We have a hot season, a rainy season, and cool season, and it's really hot and humid the whole time. Plants don't experience one start and end of a growing season, at least not in our garden in Bangkok. Fruit develops and ripens per whatever timetable that fruit plant is on, I think with a lot peaking in August or so. That is when the rainy season goes from a little rainy to a monsoon range, which it's in now, months after the main April and May hot season peak. Further off topic, I've been the gardener at home lately, for being the only person there, and I "brewed" fallen leaves to make a variation of tisane for the plants again. It's like a stand-in for compost mulch, I guess.
21 version, 2nd round: I should probably be trying one of these in comparison with that really good orthodox Assam Maddhurjya sent me a month or two ago; it seems pretty close in style.
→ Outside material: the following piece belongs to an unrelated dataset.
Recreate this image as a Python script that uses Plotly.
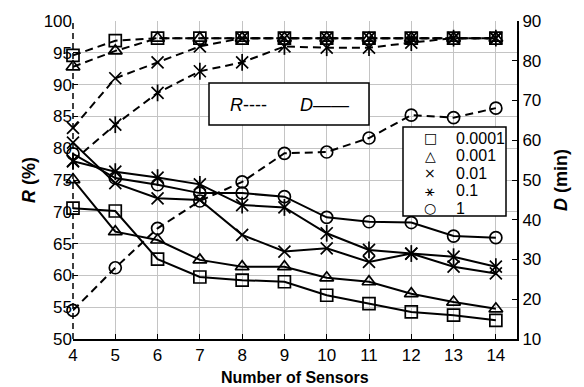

If you look for it that warm honey sweetness tone from the sheng is present in this tea too; it's very catchy. Tasting while fasting did throw off what I would normally interpret as sweetness. Sweetness doesn't relate to a carbohydrate input in this sense, of course, it's about other compounds coming across in a comparable way (amino acids, maybe?). The strength of this tea is how well it all balances; it makes it harder to do a flavor-list style review breakdown, but there's a lot going on that integrates well.
The general list is what I've already covered (malt, mineral base, fruit, touch of honey, maybe a little spice or aromatic wood tone beyond all that).
04 version: less complex, less sweet and fruity, with more of a neutral wood-tone range. It's still quite good, but the other being just slightly better--more intense and complex--makes it seem more limited. It still has a soft, rich feel but with less structure to it. It seems odd saying either tea is astringent given how far on the opposite extreme this is from broken leaf black tea.
Sweetness still integrates well with the rest in this, and again I notice less of a gap related to how my carbohydrate starved sense of taste mapped out the other version just days ago. Both of these would be fantastic as daily drinkers, for tea consumed with food, both good enough to appreciate alone, just focusing on the tea.
Conclusions:
Just fantastic! Eventually I will retry these and Maddhurjya's orthodox Assam enough to get a feel for how similar or different they really are, which I'll probably not mention here, since all this went long anyway.
I just organized a really nice tasting outing at a local Chinatown shop, Sen Xing Fa, with most credit to that being amazing due to them, for managing and providing it all. If I do get around to holding another event where I'm sharing more teas myself I should let others try one of these versions.